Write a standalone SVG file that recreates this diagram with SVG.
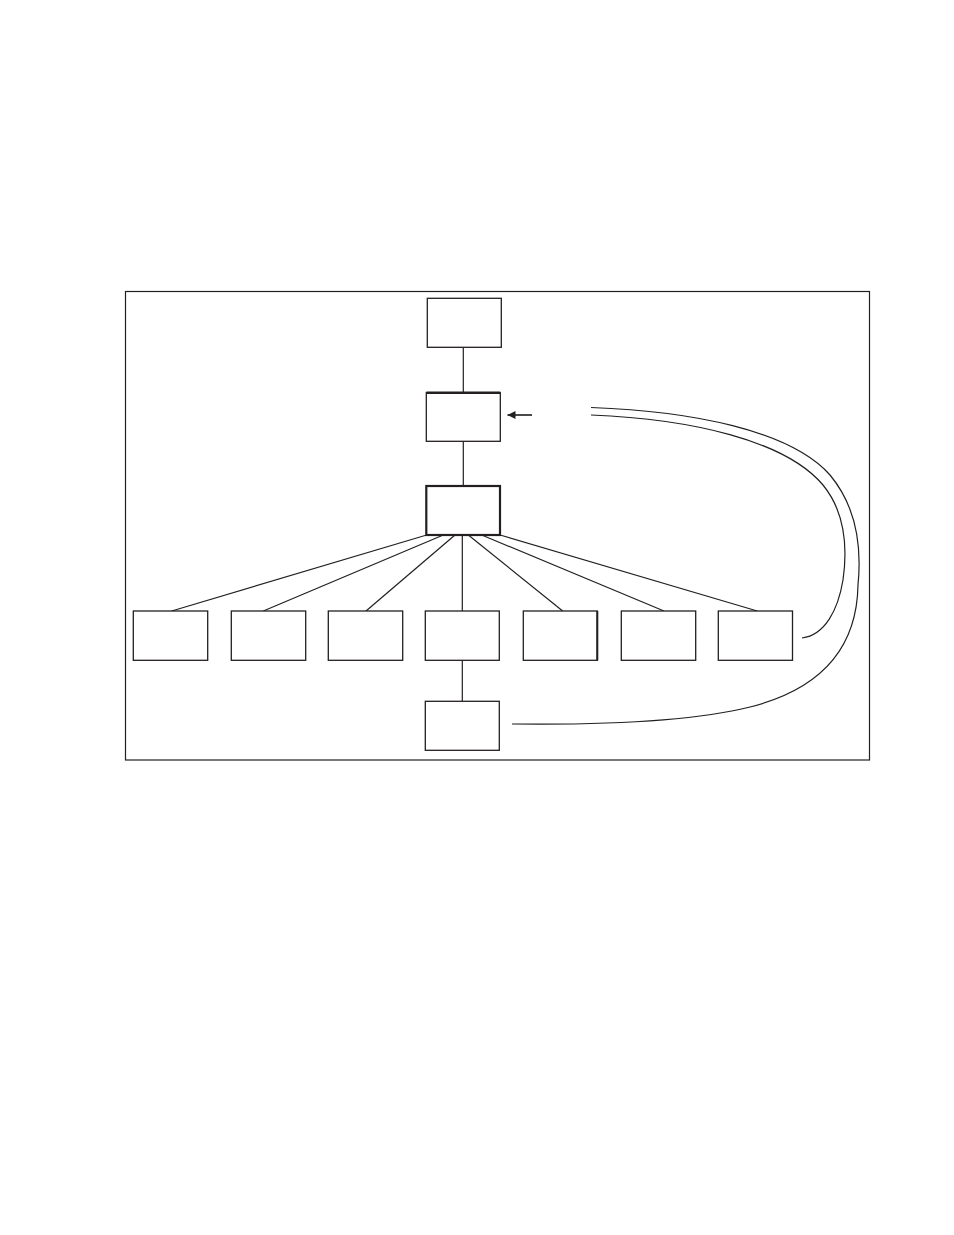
<svg xmlns="http://www.w3.org/2000/svg" width="954" height="1235" viewBox="0 0 954 1235">
<style>
.box{fill:#fff;stroke:#231f20;stroke-width:1.3}
.thick{fill:#fff;stroke:#231f20;stroke-width:2.2}
.ln{fill:none;stroke:#231f20;stroke-width:1.2}
.cv{fill:none;stroke:#231f20;stroke-width:1.2}
</style>
<defs>
<marker id="ah" viewBox="0 0 10 10" refX="10" refY="5" markerWidth="13" markerHeight="8" markerUnits="userSpaceOnUse" orient="auto">
<path d="M0,0 L10,5 L0,10 z" fill="#231f20"/>
</marker>
</defs>
<rect width="954" height="1235" fill="#fff"/>
<rect id="frame" x="125.5" y="291.5" width="744" height="468.5" fill="none" stroke="#231f20" stroke-width="1.2"/>
<g id="connectors">
<line class="ln" x1="463.3" y1="347" x2="463.3" y2="393"/>
<line class="ln" x1="463.3" y1="441" x2="463.3" y2="486"/>
<line class="ln" x1="426.7" y1="535" x2="171.7" y2="611"/>
<line class="ln" x1="443.3" y1="535" x2="263.3" y2="611"/>
<line class="ln" x1="455" y1="535" x2="366" y2="611"/>
<line class="ln" x1="462.3" y1="535" x2="462.3" y2="611"/>
<line class="ln" x1="468.3" y1="535" x2="562.7" y2="611"/>
<line class="ln" x1="481.7" y1="535" x2="664" y2="611"/>
<line class="ln" x1="500" y1="535" x2="757.3" y2="611"/>
<line class="ln" x1="462.3" y1="660" x2="462.3" y2="701"/>
<line x1="532" y1="415" x2="507.5" y2="415" stroke="#4a4a4a" stroke-width="2" marker-end="url(#ah)"/>
<path class="cv" d="M591,407.5 C690,411 790,430 830,475 C855,505 862,545 858,585 C857,645 825,688 750,707 C690,722 600,725 512,724"/>
<path class="cv" d="M591,415 C690,419 785,440 823,485 C845,512 848,545 843,580 C838,610 825,635 802,638"/>
</g>
<g id="n-top"><rect class="box" x="427.3" y="298.3" width="74" height="49"/></g>
<g id="n-second"><rect class="box" x="426.3" y="392.7" width="74" height="48.6"/><line x1="426.3" y1="392.7" x2="500.3" y2="392.7" stroke="#231f20" stroke-width="2.4"/></g>
<g id="n-third"><rect class="thick" x="426.3" y="486" width="73.7" height="49"/></g>
<g id="n-c1"><rect class="box" x="133.3" y="611" width="74.4" height="49.3"/></g>
<g id="n-c2"><rect class="box" x="231.3" y="611" width="74.4" height="49.3"/></g>
<g id="n-c3"><rect class="box" x="328.3" y="611" width="74.4" height="49.3"/></g>
<g id="n-c4"><rect class="box" x="425.3" y="611" width="74" height="49.3"/></g>
<g id="n-c5"><rect class="box" x="523.3" y="611" width="74" height="49.3"/><line x1="597.3" y1="611" x2="597.3" y2="660.3" stroke="#231f20" stroke-width="2"/></g>
<g id="n-c6"><rect class="box" x="621.3" y="611" width="74.4" height="49.3"/></g>
<g id="n-c7"><rect class="box" x="718.3" y="611" width="74.2" height="49.3"/></g>
<g id="n-bottom"><rect class="box" x="425.3" y="701.3" width="74" height="49"/></g>
</svg>
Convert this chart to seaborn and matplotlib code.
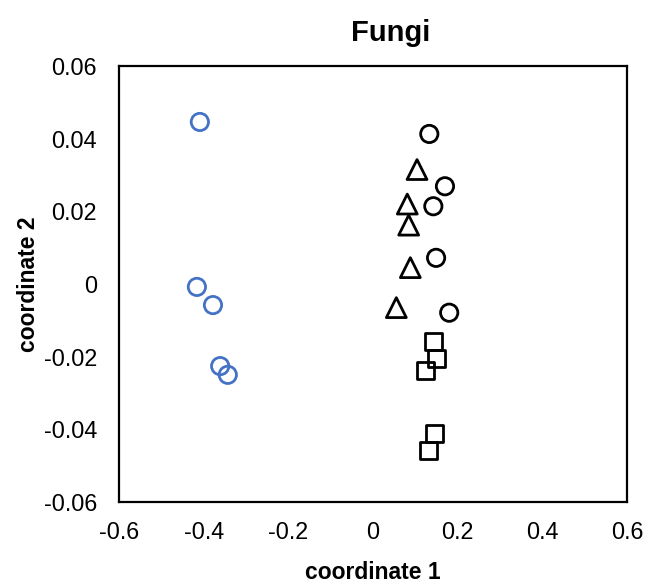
+ + + +
* REQUIRED WORK *
Return only the number of lines in the entries that contain the string "this".

* THE RESULT *
2